Ben vengano allora Kubrick, Welles, Hitchcock e Falbalas di Becker, ben venga la biografia di Mary Blume dedicata allo stilista spagnolo Cristóbal Balenciaga. Ben vengano allo stesso modo le posizioni di chi, sulla figura del pigmalione egoriferito e misantropo Reynolds Woodcock, evocano il sintomi della patologia, del masochismo, del feticismo. Del resto sembrerebbe folle approcciare il lavoro senza averne attraversato – analiticamente – la profondità o la complessità. Eppure non basta. Perché se ci accontentassimo soltanto del piano di comunicazione e di significazione su cui un film sceglie di intraprendere il proprio percorso, Phantom Thread sarebbe semplicemente un film ben fatto (e poi “freddo”, “chiuso”, “perfezionistico”, e via dicendo). Oltre alla capacità, duplice e per questo molto rara, di scandagliare un racconto e al contempo lasciare che il cinema rifletta su se stesso, Paul Thomas Anderson sembra aver dato spazio, e corpo, alla vocazione sintetica dell’immagine, più precisamente del fotogramma, verso l’ottuso, che “insterilisce” la ricerca dei significati, ma soprattutto “intorbida” il metalinguaggio (cioè la critica stessa).

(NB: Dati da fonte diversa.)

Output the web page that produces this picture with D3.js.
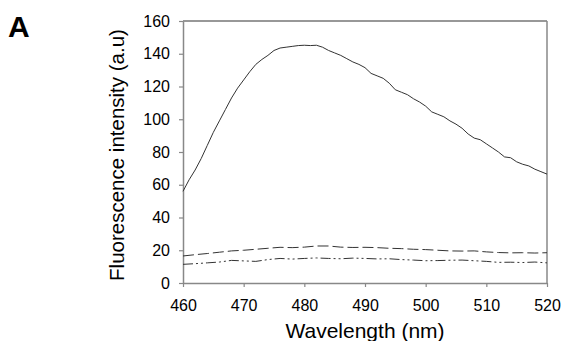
<!DOCTYPE html>
<html>
<head>
<meta charset="utf-8">
<script src="https://cdn.jsdelivr.net/npm/d3@7"></script>
<style>
  body { margin: 0; background: #fff; }
  svg { display: block; font-family: "Liberation Sans", Arial, sans-serif; }
</style>
</head>
<body>
<div id="chart"></div>
<script>
// wavelength grid (nm)
const wlSolid = d3.range(460, 521, 1);
const wlLow = d3.range(460, 521, 2);

// solid curve, 1 nm steps
const solidValues = [56, 63, 69, 76, 84, 92, 99, 106, 113, 119,
  124, 129, 133.5, 136.5, 139, 142, 143.5, 144, 144.5, 145,
  145.2, 145, 145.2, 144, 142, 140.5, 139, 137, 135, 133.5,
  131.5, 128, 126.5, 125, 122, 118, 116.5, 115, 112.5, 110.5,
  108, 104.5, 103, 101.5, 99, 97, 94.5, 91, 88.5, 87.5,
  85, 82.5, 80, 77, 76.5, 74, 72.5, 71.5, 69.5, 68, 66.5];

// dashed curve, 2 nm steps
const dashedValues = [16.5, 17.3, 18, 18.8, 19.6, 20, 20.6, 21.2, 21.8, 21.6,
  21.9, 22.6, 22.6, 21.9, 21.7, 21.8, 21.6, 21.2, 21, 20.6,
  20.4, 20, 19.6, 19.5, 19.6, 19, 18.6, 18.4, 18.5, 18.3, 18.5];

// dash-dot-dot curve, 2 nm steps
const dashDotValues = [11.4, 11.8, 12.3, 12.8, 13.8, 13.5, 13.2, 14.3, 15, 14.6,
  15, 15.3, 15, 14.8, 15.2, 15, 14.7, 14.8, 14.3, 14,
  13.6, 13.7, 13.9, 14, 13.6, 13.2, 12.6, 12.7, 12.5, 12.8, 12.3];

const xTicks = [460, 470, 480, 490, 500, 510, 520];
const yTicks = [0, 20, 40, 60, 80, 100, 120, 140, 160];

const width = 563, height = 341;
const margin = { left: 183, right: 16, top: 21, bottom: 58 };

const svg = d3.select('#chart').append('svg')
    .attr('width', width)
    .attr('height', height);

const x = d3.scaleLinear().domain([460, 520]).range([margin.left, width - margin.right]);
const y = d3.scaleLinear().domain([0, 160]).range([height - margin.bottom, margin.top]);

// frame top / right
svg.append('line')
    .attr('x1', x(460)).attr('x2', x(520))
    .attr('y1', y(160)).attr('y2', y(160))
    .attr('stroke', '#333').attr('stroke-width', 1.2);
svg.append('line')
    .attr('x1', x(520)).attr('x2', x(520))
    .attr('y1', y(0)).attr('y2', y(160))
    .attr('stroke', '#888').attr('stroke-width', 1.5);

// axes
const xAxis = svg.append('g')
    .attr('transform', `translate(0,${y(0)})`)
    .call(d3.axisBottom(x).tickValues(xTicks).tickSize(4).tickPadding(13).tickSizeOuter(0));
const yAxis = svg.append('g')
    .attr('transform', `translate(${x(460)},0)`)
    .call(d3.axisLeft(y).tickValues(yTicks).tickSize(4).tickPadding(9).tickSizeOuter(0));

[xAxis, yAxis].forEach(g => {
    g.select('.domain').attr('stroke', '#888').attr('stroke-width', 1.5);
    g.selectAll('.tick line').attr('stroke', '#888').attr('stroke-width', 1.2);
    g.selectAll('.tick text')
        .attr('fill', '#000')
        .style('font-size', '16px')
        .style('font-family', '"Liberation Sans", Arial, sans-serif');
});

// curves
const line = d3.line().x(d => x(d[0])).y(d => y(d[1]));

svg.append('path')
    .datum(wlSolid.map((w, i) => [w, solidValues[i]]))
    .attr('d', line)
    .attr('fill', 'none')
    .attr('stroke', '#333')
    .attr('stroke-width', 1);

svg.append('path')
    .datum(wlLow.map((w, i) => [w, dashedValues[i]]))
    .attr('d', line)
    .attr('fill', 'none')
    .attr('stroke', '#333')
    .attr('stroke-width', 1)
    .attr('stroke-dasharray', '11,4');

svg.append('path')
    .datum(wlLow.map((w, i) => [w, dashDotValues[i]]))
    .attr('d', line)
    .attr('fill', 'none')
    .attr('stroke', '#333')
    .attr('stroke-width', 1)
    .attr('stroke-dasharray', '10,3,2,3,2,3');

// titles
svg.append('text')
    .attr('x', (x(460) + x(520)) / 2)
    .attr('y', 338)
    .attr('text-anchor', 'middle')
    .style('font-size', '21px')
    .text('Wavelength (nm)');

svg.append('text')
    .attr('transform', `translate(124,155) rotate(-90)`)
    .attr('text-anchor', 'middle')
    .style('font-size', '20.5px')
    .text('Fluorescence intensity (a.u)');

svg.append('text')
    .attr('x', 8)
    .attr('y', 37)
    .style('font-size', '30px')
    .style('font-weight', 'bold')
    .text('A');
</script>
</body>
</html>
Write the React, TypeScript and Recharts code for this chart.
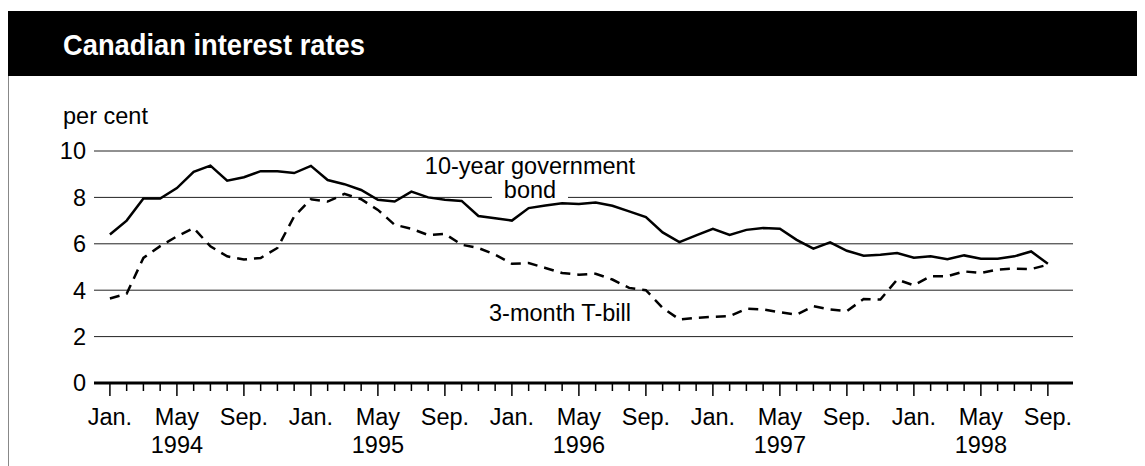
import { LineChart, Line, XAxis, YAxis, CartesianGrid } from "recharts"

// monthly, Jan. 1994 to Sep. 1998
const monthNames = ["Jan.", "Feb.", "Mar.", "Apr.", "May", "Jun.", "Jul.", "Aug.", "Sep.", "Oct.", "Nov.", "Dec."]
const years = [1994, 1995, 1996, 1997, 1998]
const tickMonths = ["Jan.", "May", "Sep."]

const bond = [
  6.4, 7.0, 7.95, 7.95, 8.4, 9.1, 9.37, 8.72, 8.87, 9.13, 9.13, 9.05,
  9.36, 8.75, 8.57, 8.32, 7.9, 7.82, 8.25, 8.0, 7.9, 7.85, 7.2, 7.1,
  7.0, 7.54, 7.65, 7.75, 7.72, 7.78, 7.64, 7.4, 7.15, 6.49, 6.07, 6.36,
  6.65, 6.38, 6.6, 6.68, 6.65, 6.17, 5.79, 6.06, 5.7, 5.49, 5.53, 5.6,
  5.4, 5.46, 5.34, 5.5, 5.36, 5.36, 5.46, 5.67, 5.14,
]
const tbill = [
  3.64, 3.85, 5.39, 5.9, 6.32, 6.68, 5.89, 5.46, 5.32, 5.39, 5.82, 7.18,
  7.92, 7.82, 8.15, 7.92, 7.46, 6.82, 6.65, 6.38, 6.43, 5.96, 5.82, 5.53,
  5.14, 5.17, 4.96, 4.74, 4.67, 4.71, 4.46, 4.1, 4.0, 3.24, 2.74, 2.81,
  2.85, 2.88, 3.2, 3.17, 3.05, 2.95, 3.31, 3.17, 3.1, 3.62, 3.6, 4.46,
  4.21, 4.6, 4.6, 4.81, 4.74, 4.89, 4.93, 4.91, 5.1,
]
const yTicks = [0, 2, 4, 6, 8, 10]

const data = bond.map((b, i) => ({
  i,
  month: monthNames[i % 12],
  year: years[Math.floor(i / 12)],
  bond: b,
  tbill: tbill[i],
}))

const font = "'Liberation Sans', Arial, sans-serif"
const textStyle = { fontFamily: font, fontSize: 23.5 }
const labelStyle = { position: "absolute" as const, textAlign: "center" as const, fontSize: 23.5, lineHeight: "27px", whiteSpace: "nowrap" as const }

function MonthTick(props: any) {
  const { x, y, payload } = props
  const d = data[payload.value]
  if (!d) return null
  const major = tickMonths.includes(d.month)
  return (
    <g>
      <line x1={x} x2={x} y1={y} y2={y + (major ? 13 : 8)} stroke="#000" strokeWidth={1.5} />
      {major && (
        <text x={x} y={y + 42} textAnchor="middle" fill="#000" style={textStyle}>
          {d.month}
        </text>
      )}
      {d.month === "May" && (
        <text x={x} y={y + 70} textAnchor="middle" fill="#000" style={textStyle}>
          {d.year}
        </text>
      )}
    </g>
  )
}

export default function App() {
  return (
    <div style={{ position: "relative", width: 1137, height: 458, fontFamily: font, overflow: "hidden" }}>
      <div style={{ position: "absolute", left: 0, top: 3, width: 1137, height: 65, background: "#000" }} />
      <div
        style={{
          position: "absolute",
          left: 55,
          top: 18,
          color: "#fff",
          fontWeight: "bold",
          fontSize: 30,
          lineHeight: "38px",
          whiteSpace: "nowrap",
          transform: "scaleX(0.91)",
          transformOrigin: "left center",
        }}
      >
        Canadian interest rates
      </div>
      <div style={{ position: "absolute", left: 0, top: 68, width: 1, height: 400, background: "#888" }} />
      <LineChart width={1137} height={458} data={data} margin={{ top: 143, right: 72, bottom: 8, left: 26 }}>
        <CartesianGrid horizontal vertical={false} stroke="#222" strokeWidth={1} />
        <XAxis
          dataKey="i"
          type="number"
          domain={[-0.95, 57.5]}
          ticks={data.map((d) => d.i)}
          interval={0}
          height={75}
          tickSize={0}
          tickMargin={0}
          tickLine={false}
          axisLine={{ stroke: "#000", strokeWidth: 3 }}
          tick={<MonthTick />}
        />
        <YAxis
          type="number"
          domain={[0, 10]}
          ticks={yTicks}
          width={60}
          tickLine={false}
          axisLine={false}
          tick={{ fill: "#000", ...textStyle }}
        />
        <Line dataKey="tbill" stroke="#000" strokeWidth={2.5} strokeDasharray="10 7" dot={false} isAnimationActive={false} />
        <Line dataKey="bond" stroke="#000" strokeWidth={2.5} dot={false} isAnimationActive={false} />
      </LineChart>
      <div style={{ ...labelStyle, left: 55, top: 95, textAlign: "left" }}>per cent</div>
      <div style={{ ...labelStyle, left: 372, top: 145, width: 300 }}>10-year government</div>
      <div style={{ ...labelStyle, left: 484, top: 172, width: 76, lineHeight: "20px", background: "#fff" }}>bond</div>
      <div style={{ ...labelStyle, left: 452, top: 292, width: 200 }}>3-month T-bill</div>
    </div>
  )
}
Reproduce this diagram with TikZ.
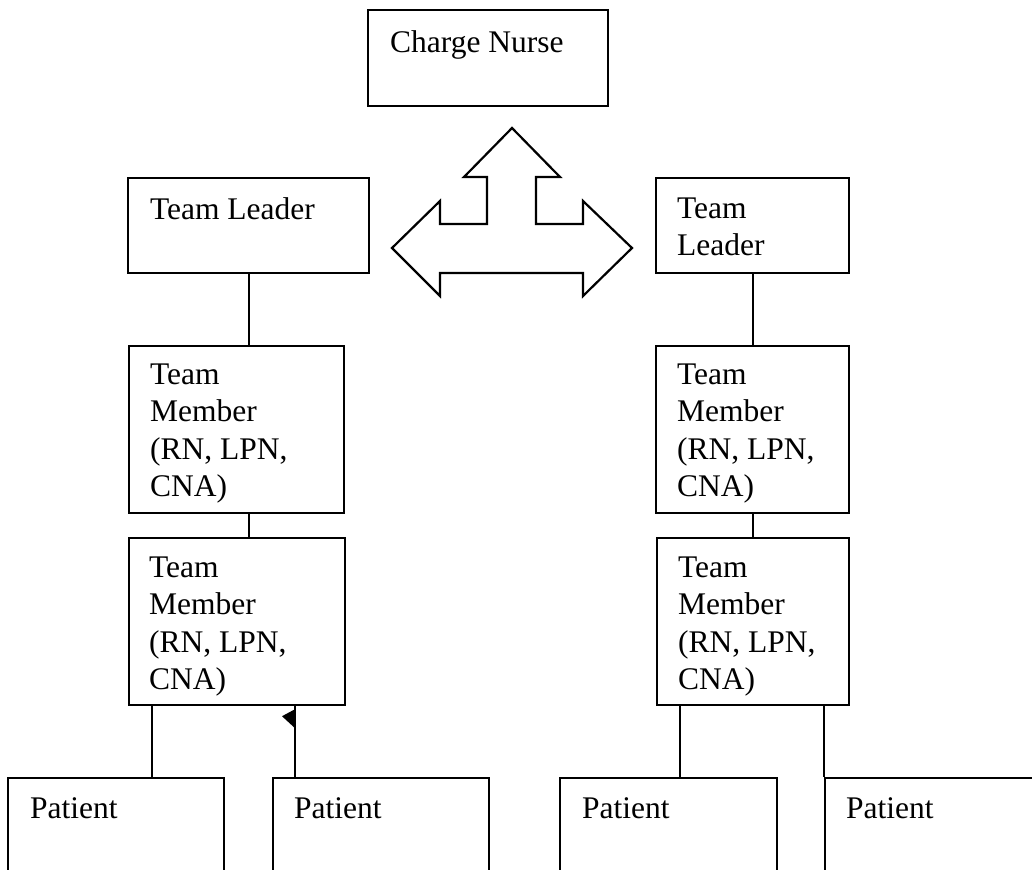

Per una volta allora ci si appella alla possibilità di tacere la trama (un’esemplare storia di invasione amorosa ai danni di un bambino emozionale interiore), e persino la forma nelle sue scelte più evidentemente drammaturgiche, produttivamente studiate. Tra i tanti articoli che disvelano cosa si nasconda sotto a questo film, ci si riserva il piacere dell’abbandono all’esistenza di un film altro, accessibile (forse solo ad alcuni?) oltre allo “svolgimento dell’aneddoto”, del “sistema logico-temporale”, dei riferimenti ai maestri del cinema, che pure esistono. Qualcosa di destinato a “fondare (se la si segue), una segmentazione totalmente diversa da quella dei piani, delle sequenze e dei sintagmi (tecnici o narrativi): una segmentazione inedita, contro-logica e tuttavia vera”. Senza voler abusare del testo di Barthes, come ignorare la possibilità che questo significante, discontinuo, indifferente e pacificamente dissociato dalla storia e dal suo senso più o meno immediato, non sia affatto vuoto, né arrivi ad essere svuotato, ma si mantenga “in uno stato di eretismo perpetuo”? Del resto parlare di Paul Thomas Anderson significa oggi per (quasi) tutti tentare di partecipare del bilancio, sfuggente, sul cinema contemporaneo: un bilancio che, potremmo anche dire, non riguarda la contemporaneità, ma la capacità che il cinema ha di abitarla. Cioè di emergere in tutta l’infinita apertura del suo dato intrinsecamente puro, quel filmico che, refrattario ad ogni codice, si basa sulla penetrazione della relazione emozionale tra immagine e spettatore. In un film che forse riesce a dare conto di tutta l’ancestrale irriducibilità dell’amore, come non pensare che il desiderio si alimenti della stessa superficie delle immagini, ma senza giungere mai a quello “spasmo del significato che, di solito, fa ricadere il soggetto voluttuosamente nella pace delle nominazioni”? E se fosse questo, ancora una volta, il filo nascosto del cinema?